“HIV/AIDS has never been funded by the Ministry or government. All along we have been depending on global fund donors. Global fund used to finance certain projects on HIV/AIDS and malaria,” Milly told Gurtong in an exclusive interview.
“To our dismay we have been told by Global Fund that they are not going to be able to fund HIV/AIDS projects this year,” Milly added.
Less than three per cent of the National government’s budget is being allocated to the Ministry of Health.
Three percent of the country’s population has been affected with HIV/AIDS virus with some states registering a prevalence of 7 per cent.
“We are now about to do fresh findings to establish the really prevalent rate,” Milly said.
Milly said bad behavior practices by youths indulging themselves into alcoholism and cultural practices have been some of the key factors in accelerating HIV/AIDS prevalence in the country.
He pointed out that the cultural practice of wife inheritance is another factor which contributes to the spread of the disease and called for an end to the practice.
“The only strategy to fight HIV/HIDS is to increase awareness on the-know of HIV/AIDS,” he said.
South Sudan joins the world today in marking the World AIDS Day.
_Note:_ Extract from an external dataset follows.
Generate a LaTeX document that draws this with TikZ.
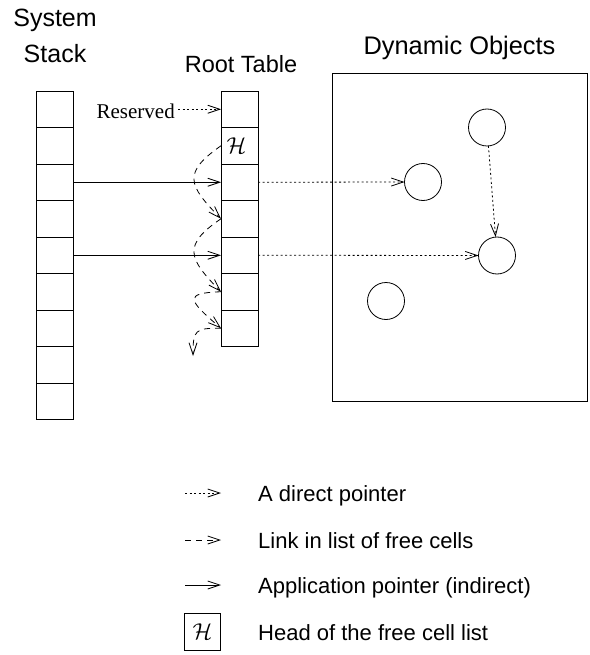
\RequirePackage{fix-cm}
\documentclass[tikz,border=0pt]{standalone}
\usepackage{fontspec}
\setmainfont{Liberation Sans}
\newfontfamily\timesfont{Liberation Serif}
\usetikzlibrary{arrows.meta,calc}

\begin{document}
\begin{tikzpicture}[x=1pt,y=-1pt,
  cell/.style={draw, line width=0.8pt, minimum width=36.5pt, minimum height=36.5pt,
               inner sep=0pt, outer sep=0pt},
  title/.style={font=\fontsize{25}{29}\selectfont, inner sep=0pt, anchor=base},
  legtext/.style={font=\fontsize{22}{26}\selectfont, inner sep=0pt, anchor=base west},
  hmark/.style={font=\fontsize{23}{26}\selectfont, inner sep=0pt},
  obj/.style={draw, circle, line width=0.8pt, minimum size=37pt, inner sep=0pt, outer sep=0pt},
  tip/.style={-{Straight Barb[length=12pt,width=8pt,line width=0.8pt]}},
  direct/.style={tip, line width=0.8pt, dash pattern=on 2pt off 2.5pt},
  freelink/.style={tip, line width=0.8pt, dash pattern=on 6pt off 5pt},
  apptr/.style={tip, line width=0.8pt},
]
\useasboundingbox (0,0) rectangle (589,655);

% titles
\node[title] (sysA) at (55,27) {System};
\node[title] (sysB) at (55,63) {Stack};
\node[title, font=\fontsize{23.5}{27}\selectfont] (rtt) at (241,73) {Root Table};
\node[title, font=\fontsize{25.4}{29}\selectfont] (dyn) at (459.5,55) {Dynamic Objects};

% system stack
\foreach \i in {1,...,9}
  \node[cell] (s\i) at (55,{91+(\i-0.5)*36.5}) {};

% root table
\foreach \i in {1,...,7}
  \node[cell, minimum width=37pt] (r\i) at (239.5,{91+(\i-0.5)*36.5}) {};
\node[hmark] (hcell) at ($(r2)+(-3,0)$) {$\mathcal{H}$};

% heap of dynamic objects
\node[draw, line width=0.8pt, minimum width=255pt, minimum height=328pt,
      inner sep=0pt, outer sep=0pt] (heap) at (459.5,237) {};
\node[obj] (o1) at (423,182) {};
\node[obj] (o2) at (497,255.5) {};
\node[obj] (o3) at (487,127.5) {};
\node[obj] (o4) at (386,301) {};

% reserved slot
\node[font=\timesfont\fontsize{21}{24}\selectfont, anchor=base east, inner sep=0pt]
  (res) at (175,119) {Reserved};
\draw[direct] ($(res.east |- r1.west)+(3,0)$) -- (r1.west);

% application pointers into the root table
\draw[apptr] (s3.east) -- (r3.west);
\draw[apptr] (s5.east) -- (r5.west);

% direct pointers to objects
\draw[direct] (r3.east) -- (o1.west);
\draw[direct] (r5.east) -- (o2.west);
\draw[direct] (o3) -- (o2);

% free cell list
\draw[freelink] (r2.west) .. controls (182.5,172.8) and (187.8,184.8) .. (r4.west);
\draw[freelink] (r4.west) .. controls (182.5,245) and (187.8,258) .. (r6.west);
\draw[freelink] (r6.west) .. controls (183,293) and (188,300) .. (r7.west);
\coordinate (fend) at (193,356);
\draw[freelink] (r7.west) .. controls (195,328) and (193,330) .. (fend);

% legend
\coordinate (la1) at (185,493); \coordinate (lb1) at (221,493);
\coordinate (la2) at (185,540); \coordinate (lb2) at (221,540);
\coordinate (la3) at (185,585); \coordinate (lb3) at (221,585);
\draw[direct] (la1) -- (lb1);
\draw[freelink] (la2) -- (lb2);
\draw[apptr] (la3) -- (lb3);
\node[cell, hmark] (hkey) at (202.5,632) {$\mathcal{H}$};
\node[legtext] (lt1) at (258,501) {A direct pointer};
\node[legtext] (lt2) at (258,548) {Link in list of free cells};
\node[legtext] (lt3) at (258,593) {Application pointer (indirect)};
\node[legtext] (lt4) at (258,640) {Head of the free cell list};
\end{tikzpicture}
\end{document}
In his message to the people in the country, he urged for partners to focus on intensify awareness on the disease to the people and emphasized knowing about the disease is the only way of preventing its spread.
“My message to the people of South Sudan is to recognize that AIDS is real. AIDS is a danger. AIDS has no treatment. AIDS has no cure but the only way to avoid AIDS is to have proper knowledge about HIV/AIDS and there we can avoid infection,” Milly told Gurtong.